Итак, жизнь обитателей «чудного края» — это прежде всего жизнь пространственно замкнутая, самоизолировавшаяся от огромного человеческого мира, подчиненная к тому же циклическому, а не линейному миру и самодостаточная. «Для обломовцев самодостаточность их жизни, — продолжает Е. Ляпушкина, — подтверждается опытом предшествующих поколений, который сознается ими как личный опыт… Жизнь здесь имеет ценность лишь в той степени, в какой она способна повторить, продублировать давно выработанный и проверенный предками образец существования: „Норма жизни была готова и преподана им родителями, а те приняли ее, тоже готовую, от дедушки, а дедушка от прадедушки, с заветом блюсти ее целость и неприкосновенность, как огонь Весты. Как что делалось при дедах и отцах, так <…> делается еще и теперь в Обломовке“. <…> Все, что происходит впервые, что не закреплено традицией, ценности для людей не имеет или встречается ими враждебно»[95].

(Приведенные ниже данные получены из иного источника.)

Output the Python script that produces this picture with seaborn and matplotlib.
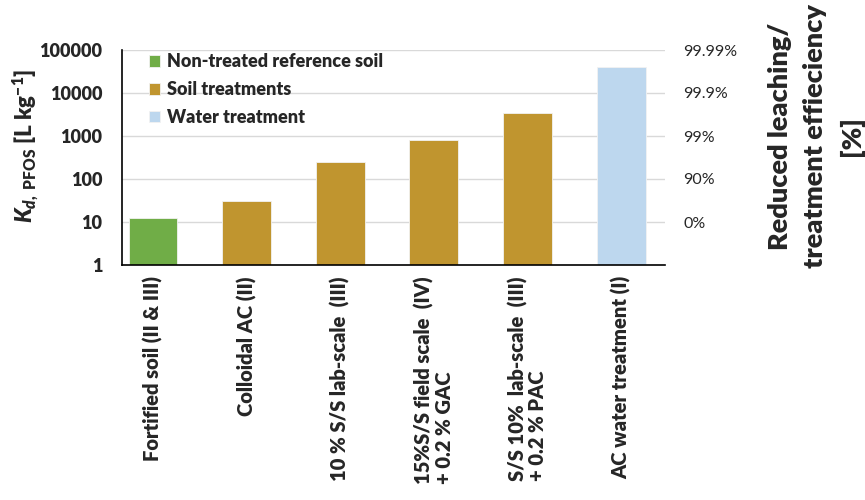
import matplotlib
matplotlib.use("Agg")
import matplotlib.pyplot as plt
import numpy as np
import pandas as pd
import seaborn as sns
from matplotlib.ticker import FixedLocator, NullLocator

labels = [
    "Fortified soil (II & III)",
    "Colloidal AC (II)",
    "10 % S/S lab-scale  (III)",
    "15%S/S field scale  (IV)\n+ 0.2 % GAC",
    "S/S 10%  lab-scale  (III)\n+ 0.2 % PAC",
    "AC water treatment (I)",
]
kd_values = [12.5, 30, 250, 800, 3400, 40000]
groups = ["Non-treated reference soil", "Soil treatments", "Soil treatments",
          "Soil treatments", "Soil treatments", "Water treatment"]
group_colors = {"Non-treated reference soil": "#70AD47",
                "Soil treatments": "#C0952F",
                "Water treatment": "#BDD7EE"}
left_ticks = [1, 10, 100, 1000, 10000, 100000]
right_ticks = [10, 100, 1000, 10000, 100000]
right_labels = ["0%", "90%", "99%", "99.9%", "99.99%"]

sns.set_style("white")
plt.rcParams["font.family"] = ["Lato", "DejaVu Sans"]
plt.rcParams["mathtext.fontset"] = "custom"
plt.rcParams["mathtext.rm"] = "Lato:heavy"
plt.rcParams["mathtext.it"] = "Lato:heavy:italic"

df = pd.DataFrame({"label": labels, "kd": kd_values, "group": groups})

fig = plt.figure(figsize=(8.65, 5), dpi=100)
ax = fig.add_axes([0.141, 0.47, 0.628, 0.43])
sns.barplot(data=df, x="label", y="kd", hue="group", palette=group_colors,
            dodge=False, width=0.52, ax=ax, saturation=1,
            edgecolor="#f2f2f2", linewidth=0.6)
ax.set_yscale("log")
ax.set_ylim(1, 100000)
ax.set_xlim(-0.33, 5.47)
ax.yaxis.set_major_locator(FixedLocator(left_ticks))
ax.yaxis.set_minor_locator(NullLocator())
ax.set_yticklabels([str(t) for t in left_ticks], fontsize=13, fontweight="heavy")
ax.yaxis.grid(True, color="#d9d9d9", linewidth=1)
ax.set_axisbelow(True)
for s in ["top", "right"]:
    ax.spines[s].set_visible(False)
for s in ["left", "bottom"]:
    ax.spines[s].set_color("black")
    ax.spines[s].set_linewidth(1.2)
ax.tick_params(axis="y", length=0, pad=14)
ax.tick_params(axis="x", length=0, pad=8)
ax.set_xticks(range(len(labels)))
ax.set_xticklabels(labels, rotation=90, fontsize=14.5, fontweight="heavy",
                   ha="center", va="top", multialignment="left",
                   linespacing=1.05)
ax.set_xlabel("")
ax.set_ylabel("")
fig.text(25 / 865, 1 - 146 / 500, r"$K_{d,\ \mathrm{PFOS}}$ [L kg$^{-1}$]",
         fontsize=16, fontweight="heavy", rotation=90, ha="center", va="center")

leg = ax.legend(loc="upper left", bbox_to_anchor=(0.02, 1.06), frameon=False,
                fontsize=13, handlelength=0.6, handleheight=0.6,
                handletextpad=0.4, labelspacing=0.6)
for t in leg.get_texts():
    t.set_fontweight("heavy")

ax2 = ax.twinx()
ax2.set_yscale("log")
ax2.set_ylim(1, 100000)
ax2.yaxis.set_major_locator(FixedLocator(right_ticks))
ax2.yaxis.set_minor_locator(NullLocator())
ax2.set_yticklabels(right_labels, fontsize=11.5)
ax2.tick_params(axis="y", length=0, pad=13)
for s in ax2.spines.values():
    s.set_visible(False)
fig.text(816 / 865, 1 - 136 / 500, "Reduced leaching/\ntreatment effieciency\n[%]",
         fontsize=19.5, fontweight="heavy", rotation=90, ha="center", va="center",
         multialignment="center", linespacing=1.55)

fig.savefig("out.png", dpi=100)
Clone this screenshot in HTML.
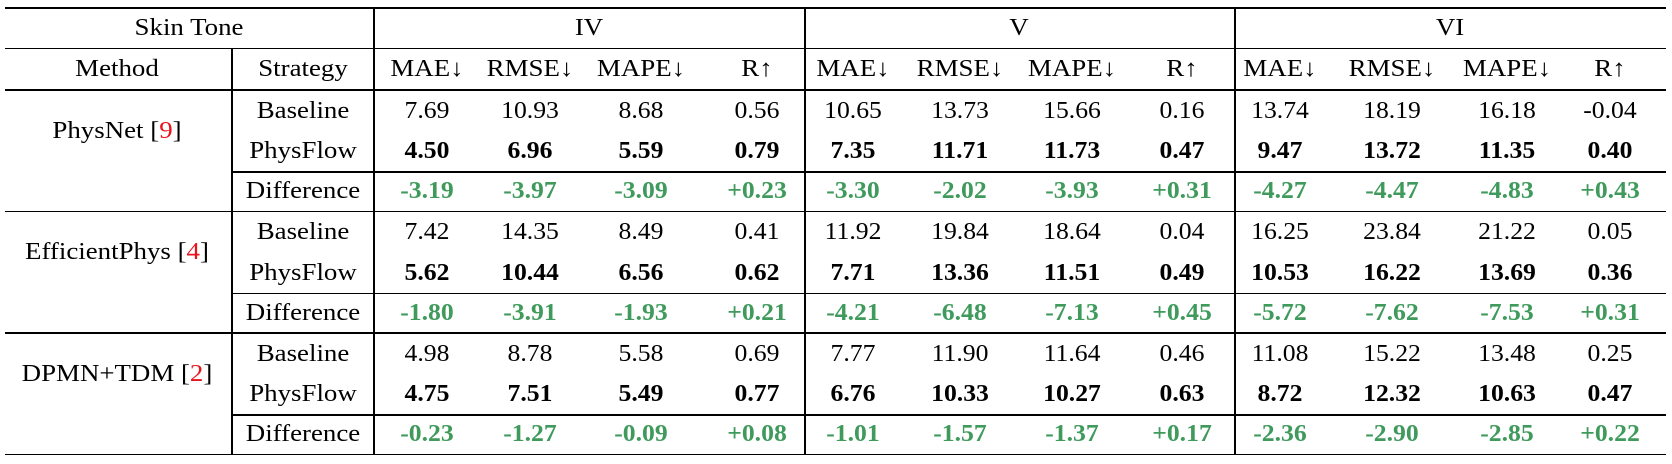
<!DOCTYPE html>
<html><head><meta charset="utf-8">
<style>
html,body{margin:0;padding:0;background:#fff;}
#wrap{position:relative;width:1672px;height:464px;overflow:hidden;font-family:"Liberation Serif",serif;font-size:24px;color:#000;}
.t{position:absolute;transform:translate(-50%,-50%) scaleX(1.07);white-space:nowrap;line-height:1;}
.w{transform:translate(-50%,-50%) scaleX(1.12);}
.b{font-weight:bold;}
.g{color:#3f9a5c;font-weight:bold;}
.r{color:#e8141c;}
.h{position:absolute;height:1.6px;background:#000;}
.v{position:absolute;width:1.6px;background:#000;}
</style></head>
<body>
<div id="wrap"></div>
<script>
const groups=["IV","V","VI"];
const metrics=["MAE↓","RMSE↓","MAPE↓","R↑"];
const methods=["PhysNet","EfficientPhys","DPMN+TDM"];
const refs=["9","4","2"];
const strategies=["Baseline","PhysFlow","Difference"];
const baseline=[
["7.69","10.93","8.68","0.56","10.65","13.73","15.66","0.16","13.74","18.19","16.18","-0.04"],
["7.42","14.35","8.49","0.41","11.92","19.84","18.64","0.04","16.25","23.84","21.22","0.05"],
["4.98","8.78","5.58","0.69","7.77","11.90","11.64","0.46","11.08","15.22","13.48","0.25"]];
const physflow=[
["4.50","6.96","5.59","0.79","7.35","11.71","11.73","0.47","9.47","13.72","11.35","0.40"],
["5.62","10.44","6.56","0.62","7.71","13.36","11.51","0.49","10.53","16.22","13.69","0.36"],
["4.75","7.51","5.49","0.77","6.76","10.33","10.27","0.63","8.72","12.32","10.63","0.47"]];
const diff=[
["-3.19","-3.97","-3.09","+0.23","-3.30","-2.02","-3.93","+0.31","-4.27","-4.47","-4.83","+0.43"],
["-1.80","-3.91","-1.93","+0.21","-4.21","-6.48","-7.13","+0.45","-5.72","-7.62","-7.53","+0.31"],
["-0.23","-1.27","-0.09","+0.08","-1.01","-1.57","-1.37","+0.17","-2.36","-2.90","-2.85","+0.22"]];

const W=document.getElementById('wrap');
const colX=[427,530,641,757,853,960,1072,1182,1280,1392,1507,1610];
function txt(s,x,y,cls,name){
  const d=document.createElement('div');
  d.className='t '+(cls||'');
  d.innerHTML=s;
  d.style.left=x+'px';d.style.top=y+'px';
  
  
  W.appendChild(d);
}
function line(cls,x,y,len,name){
  const d=document.createElement('div');
  d.className=cls;
  d.style.left=x+'px';d.style.top=y+'px';
  if(cls==='h')d.style.width=len+'px';else d.style.height=len+'px';
  
  
  W.appendChild(d);
}
const L=5,R=1666,T=7,B=454;
line('h',L,T,R-L,'top-rule');
line('h',L,47.5,R-L,'header-rule-1');
line('h',L,89,R-L,'header-rule-2');
for(let g=0;g<3;g++){
  const y0=89+g*121.6;
  line('h',231,y0+82,R-231,'difference-rule');
  line('h',L,y0+121.6,R-L,'group-rule');
}
line('v',231,47.5,B-47.5+1,'method-divider');
line('v',373,T,B-T+1,'strategy-divider');
line('v',804,T,B-T+1,'iv-divider');
line('v',1234,T,B-T+1,'v-divider');
txt('Skin Tone',189,28,'w','skin-tone-header');
const gx=[589,1019,1450];
groups.forEach((g,i)=>txt(g,gx[i],28,'w','group-header-'+g));
txt('Method',117,69,'w','method-header');
txt('Strategy',303,69,'w','strategy-header');
colX.forEach((x,i)=>txt(metrics[i%4],x,69,'w','metric-header'));
for(let m=0;m<3;m++){
  const y0=89+m*121.6;
  txt(methods[m]+' [<span class="r">'+refs[m]+'</span>]',117,y0+41.5,'w','method-name');
  const ys=[y0+21.5,y0+62,y0+102];
  strategies.forEach((s,i)=>txt(s,303,ys[i],'w','strategy-label'));
  colX.forEach((x,i)=>{
    txt(baseline[m][i],x,ys[0],'','baseline-value');
    txt(physflow[m][i],x,ys[1],'b','physflow-value');
    txt(diff[m][i],x,ys[2],'g','difference-value');
  });
}
</script>
</body></html>
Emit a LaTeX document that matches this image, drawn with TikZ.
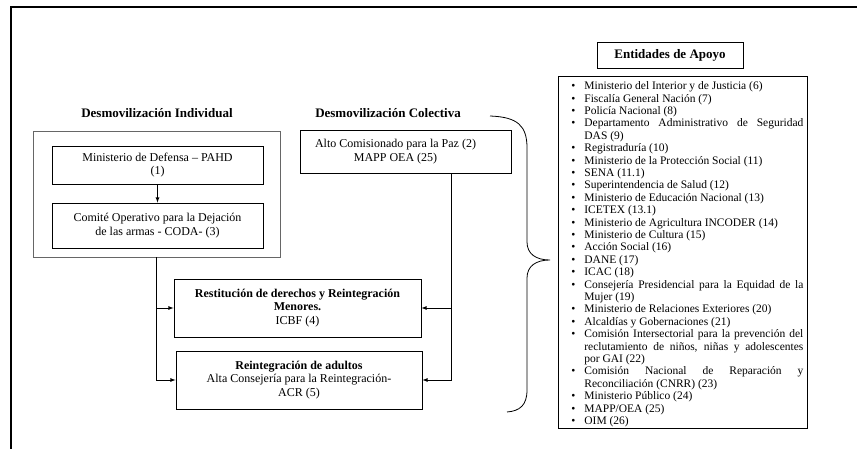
\documentclass[tikz,border=0pt]{standalone}
\usepackage{fontspec}
\setmainfont{Liberation Serif}
\usetikzlibrary{arrows}

\begin{document}
\begin{tikzpicture}[x=1pt,y=-1pt]
    \tikzset{caja/.style = {shape=rectangle, draw, thick, align=center, inner sep=2pt, font=\fontsize{12}{13.5}\selectfont}}
    \tikzset{titulo/.style = {font=\fontsize{13}{15}\selectfont\bfseries}}
    \tikzset{lista/.style = {shape=rectangle, draw, thick, align=justify, inner xsep=4pt, inner ysep=1pt, text width=241pt, font=\fontsize{11.5}{12.4}\selectfont}}
    \tikzset{flecha/.style = {draw, thick, -latex}}
    \useasboundingbox (0,0) rectangle (857,449);

    % marco
    \draw[line width=1.5pt] (857,7) -| (11,449);

    % titulos
    \node[titulo] (tind) at (157,113) {Desmovilización Individual};
    \node[titulo] (tcol) at (388,113) {Desmovilización Colectiva};

    % cajas
    \node[caja, thin, draw=black!60, minimum width=247, minimum height=126] (grupo) at (156.5,194) {};
    \node[caja, minimum width=211, minimum height=38] (mindef) at (157.5,165) {Ministerio de Defensa – PAHD\\(1)};
    \node[caja, minimum width=211, minimum height=45] (coda) at (157.5,225.5) {Comité Operativo para la Dejación\\de las armas - CODA- (3)};
    \node[caja, minimum width=211, minimum height=43] (alto) at (405.5,151.5) {Alto Comisionado para la Paz (2)\hspace*{20pt}\\MAPP OEA (25)\hspace*{20pt}};
    \node[caja, minimum width=247, minimum height=58] (icbf) at (297.5,308) {\textbf{Restitución de derechos y Reintegración}\\\textbf{Menores.}\\ICBF (4)};
    \node[caja, minimum width=246, minimum height=58] (acr) at (299,380) {\textbf{Reintegración de adultos}\\Alta Consejería para la Reintegración-\\ACR (5)};
    \node[caja, font=\fontsize{13}{15}\selectfont\bfseries, minimum width=146, minimum height=26] (cabecera) at (670,55) {Entidades de Apoyo};
    \node[lista, anchor=north west] (apoyo) at (558,76) {%
      \begin{list}{\textbullet}{\setlength\leftmargin{22pt}\setlength\labelsep{9pt}\setlength\itemsep{0pt}\setlength\parsep{0pt}\setlength\topsep{0pt}\setlength\partopsep{0pt}}
      \item Ministerio del Interior y de Justicia (6)
      \item Fiscalía General Nación (7)
      \item Policía Nacional (8)
      \item Departamento Administrativo de Seguridad\linebreak DAS (9)
      \item Registraduría (10)
      \item Ministerio de la Protección Social (11)
      \item SENA (11.1)
      \item Superintendencia de Salud (12)
      \item Ministerio de Educación Nacional (13)
      \item ICETEX (13.1)
      \item Ministerio de Agricultura INCODER (14)
      \item Ministerio de Cultura (15)
      \item Acción Social (16)
      \item DANE (17)
      \item ICAC (18)
      \item Consejería Presidencial para la Equidad de la\linebreak Mujer (19)
      \item Ministerio de Relaciones Exteriores (20)
      \item Alcaldías y Gobernaciones (21)
      \item Comisión Intersectorial para la prevención del\linebreak reclutamiento de niños, niñas y adolescentes\linebreak por GAI (22)
      \item Comisión Nacional de Reparación y\linebreak Reconciliación (CNRR) (23)
      \item Ministerio Público (24)
      \item MAPP/OEA (25)
      \item OIM (26)
      \end{list}\vspace*{12pt}};

    % conexiones
    \draw[flecha] (mindef) -- (coda);
    \draw[flecha] (grupo.south) |- (icbf.west);
    \draw[flecha] (grupo.south) |- (acr.west);
    \draw[flecha] ([xshift=-60]alto.south east) |- (icbf.east);
    \draw[flecha] ([xshift=-60]alto.south east) |- (acr.east);

    % llave
    \draw[thick] (490,116) .. controls (518,117) and (527,126) .. (527,148) -- (527,242)
        .. controls (527,254) and (536,260) .. (550,260) .. controls (536,260) and (527,266) .. (527,278)
        -- (527,390) .. controls (527,405) and (520,411) .. (507,412);
\end{tikzpicture}
\end{document}
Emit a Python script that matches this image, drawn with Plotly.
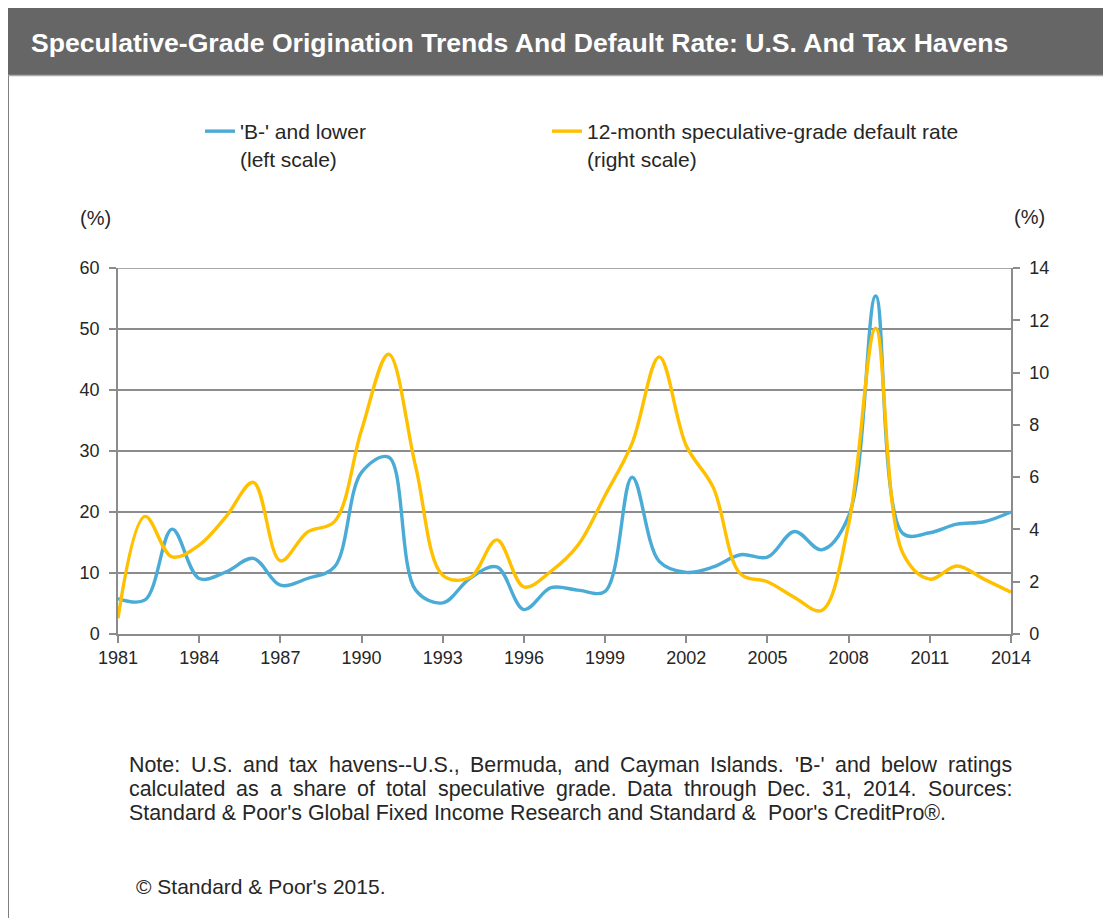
import plotly.graph_objects as go

# ---------------- data ----------------
years = list(range(1981, 2015))
b_minus_share = [5.8, 5.6, 17.2, 9.1, 10.2, 12.4, 8.0, 9.1, 11.0, 26.5,
                 29.0, 7.2, 5.1, 9.1, 11.0, 4.0, 7.6, 7.2, 7.0, 25.7,
                 11.9, 10.1, 11.0, 13.0, 12.6, 16.8, 13.8, 19.3, 55.4, 16.5,
                 16.6, 18.0, 18.4, 20.0]
default_rate = [0.6, 4.5, 2.95, 3.4, 4.5, 5.8, 2.8, 3.9, 4.3, 7.8,
                10.7, 6.4, 2.25, 2.15, 3.6, 1.8, 2.4, 3.4, 5.3, 7.3,
                10.6, 7.2, 5.6, 2.3, 2.0, 1.4, 0.9, 4.2, 11.7, 3.1,
                2.1, 2.6, 2.1, 1.6]
x_ticks = list(range(1981, 2015, 3))
left_ticks = [0, 10, 20, 30, 40, 50, 60]
right_ticks = [0, 2, 4, 6, 8, 10, 12, 14]

series_names = ["'B-' and lower<br>(left scale)",
                "12-month speculative-grade default rate<br>(right scale)"]
title_text = "Speculative-Grade Origination Trends And Default Rate: U.S. And Tax Havens"
note_lines = [
    "Note: U.S. and tax havens--U.S., Bermuda, and Cayman Islands. 'B-' and below  ratings",
    "calculated as a share of total speculative grade. Data through Dec. 31,  2014. Sources:",
    "Standard & Poor's Global Fixed Income Research and Standard &  Poor's CreditPro®.",
]
copyright_text = "© Standard & Poor's 2015."

# ---------------- layout helpers ----------------
W, H = 1111, 918
OFF = 8                                   # page body margin
# plot area in page (reference) pixels
RL, RR, RT, RB = 118, 1011, 268, 634
PL, PR, PT, PB = RL - OFF, RR - OFF, RT - OFF, RB - OFF


def px(xr):
    return (xr - RL) / (RR - RL)


def py(yr):
    return (RB - yr) / (RB - RT)


FONT = "Liberation Sans, Arial, sans-serif"
BLUE = "#4AACD6"
YELLOW = "#FFC000"
GRID = "#8C8C8C"
TEXT = "#262626"

# Arial / Liberation Sans advance widths (1/1000 em) for text justification
AW = {' ': 278, '!': 278, "'": 191, '(': 333, ')': 333, ',': 278, '-': 333, '.': 278,
      ':': 278, '&': 667, '®': 737, '©': 737,
      '0': 556, '1': 556, '2': 556, '3': 556, '4': 556, '5': 556, '6': 556, '7': 556,
      '8': 556, '9': 556,
      'A': 667, 'B': 667, 'C': 722, 'D': 722, 'E': 667, 'F': 611, 'G': 778, 'H': 722,
      'I': 278, 'J': 500, 'K': 667, 'L': 556, 'M': 833, 'N': 722, 'O': 778, 'P': 667,
      'Q': 778, 'R': 722, 'S': 667, 'T': 611, 'U': 722, 'V': 667, 'W': 944, 'X': 667,
      'Y': 667, 'Z': 611,
      'a': 556, 'b': 556, 'c': 500, 'd': 556, 'e': 556, 'f': 278, 'g': 556, 'h': 556,
      'i': 222, 'j': 222, 'k': 500, 'l': 222, 'm': 833, 'n': 556, 'o': 556, 'p': 556,
      'q': 556, 'r': 333, 's': 500, 't': 278, 'u': 556, 'v': 500, 'w': 722, 'x': 500,
      'y': 500, 'z': 500}


def text_w(s, size):
    return sum(AW.get(c, 556) for c in s) * size / 1000.0


fig = go.Figure()
fig.add_trace(go.Scatter(x=years, y=b_minus_share, name=series_names[0],
                         mode="lines", line=dict(color=BLUE, width=3.4, shape="spline", smoothing=1.0),
                         yaxis="y", legend="legend"))
fig.add_trace(go.Scatter(x=years, y=default_rate, name=series_names[1],
                         mode="lines", line=dict(color=YELLOW, width=3.4, shape="spline", smoothing=1.0),
                         yaxis="y2", legend="legend2"))

LEG_FONT = 21
leg_common = dict(orientation="v", xanchor="left", yanchor="top", valign="top",
                  font=dict(size=LEG_FONT, color=TEXT), bgcolor="rgba(0,0,0,0)",
                  itemclick=False, itemdoubleclick=False)

fig.update_layout(
    width=W, height=H,
    margin=dict(l=PL, r=W - PR, t=PT, b=H - PB, pad=0),
    paper_bgcolor="white", plot_bgcolor="white",
    font=dict(family=FONT, size=16, color=TEXT),
    showlegend=True,
    legend=dict(x=px(200), y=py(111), **leg_common),
    legend2=dict(x=px(547), y=py(111), **leg_common),
    xaxis=dict(range=[1981, 2014], tickmode="array", tickvals=x_ticks,
               ticktext=[str(t) for t in x_ticks],
               showgrid=False, zeroline=False, showline=True, linecolor=GRID, linewidth=1.5,
               ticks="outside", ticklen=7, tickcolor=GRID, tickwidth=1.5,
               tickfont=dict(size=18, color=TEXT), fixedrange=True),
    yaxis=dict(range=[0, 60], tickmode="array", tickvals=left_ticks,
               showgrid=True, gridcolor=GRID, gridwidth=1.5, zeroline=False,
               showline=True, linecolor=GRID, linewidth=1.5,
               ticks="outside", ticklen=7, tickcolor=GRID, tickwidth=1.5,
               ticklabelstandoff=6,
               tickfont=dict(size=18, color=TEXT), fixedrange=True),
    yaxis2=dict(range=[0, 14], tickmode="array", tickvals=right_ticks,
                overlaying="y", side="right", showgrid=False, zeroline=False,
                showline=True, linecolor=GRID, linewidth=1.5,
                ticks="outside", ticklen=7, tickcolor=GRID, tickwidth=1.5,
                ticklabelstandoff=6,
                tickfont=dict(size=18, color=TEXT), fixedrange=True),
)

shapes = [
    # header band
    dict(type="rect", xref="paper", yref="paper", x0=px(4), x1=px(W + 20), y0=py(75), y1=py(8),
         fillcolor="#666666", line=dict(width=0), layer="below"),
    dict(type="line", xref="paper", yref="paper", x0=px(4), x1=px(W + 20), y0=py(75.5), y1=py(75.5),
         line=dict(color="#AAAAAA", width=1.5)),
    # left frame line
    dict(type="line", xref="paper", yref="paper", x0=px(8), x1=px(8), y0=py(76), y1=py(H + 20),
         line=dict(color="#7F7F7F", width=2)),
    # top gridline at 60
    dict(type="line", xref="paper", yref="y", x0=0, x1=1, y0=60, y1=60,
         line=dict(color=GRID, width=1.5), layer="below"),
]

annotations = [
    dict(text="<b>" + title_text + "</b>", xref="paper", yref="paper", x=px(29), y=py(43),
         xanchor="left", yanchor="middle", showarrow=False,
         font=dict(family=FONT, size=26.6, color="white")),
    dict(text="(%)", xref="paper", yref="paper", x=px(95), y=py(218),
         xanchor="center", yanchor="middle", showarrow=False, font=dict(size=20, color=TEXT)),
    dict(text="(%)", xref="paper", yref="paper", x=px(1030), y=py(217),
         xanchor="center", yanchor="middle", showarrow=False, font=dict(size=20, color=TEXT)),
    dict(text=copyright_text, xref="paper", yref="paper", x=px(134), y=py(886),
         xanchor="left", yanchor="middle", showarrow=False, font=dict(size=21, color=TEXT)),
]

# justified note block (last line left-aligned)
NOTE_FONT = 21.4
NOTE_L, NOTE_R = 127, 1010
for i, line in enumerate(note_lines):
    yline = py(765 + 24 * i)
    if i < len(note_lines) - 1:
        words = line.split()
        widths = [text_w(w, NOTE_FONT) for w in words]
        gap = (NOTE_R - NOTE_L - sum(widths)) / (len(words) - 1)
        xcur = NOTE_L
        for w, ww in zip(words, widths):
            annotations.append(dict(text=w, xref="paper", yref="paper", x=px(xcur), y=yline,
                                    xanchor="left", yanchor="middle", showarrow=False,
                                    font=dict(size=NOTE_FONT, color=TEXT)))
            xcur += ww + gap
    else:
        annotations.append(dict(text=line, xref="paper", yref="paper", x=px(NOTE_L), y=yline,
                                xanchor="left", yanchor="middle", showarrow=False,
                                font=dict(size=NOTE_FONT, color=TEXT)))

fig.update_layout(shapes=shapes, annotations=annotations)

fig.write_html("out.html", config={"displayModeBar": False})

Вторая родовая особенность идиллии — «строгая ограниченность ее только основными <…> реальностями жизни. Любовь, рождение, смерть, брак, труд, еда и питье, возрасты — вот эти основные реальности жизни»[96]. Жизнь обломовцев также «сводится к этому <…> кругу событий», причем «рождение, брак, смерть — все здесь равновелико по своему значению», и «благодаря невыделенности индивидуальной судьбы, конец жизни не означает конца этого движения, и вслед за смертью снова идет рождение человека»[97].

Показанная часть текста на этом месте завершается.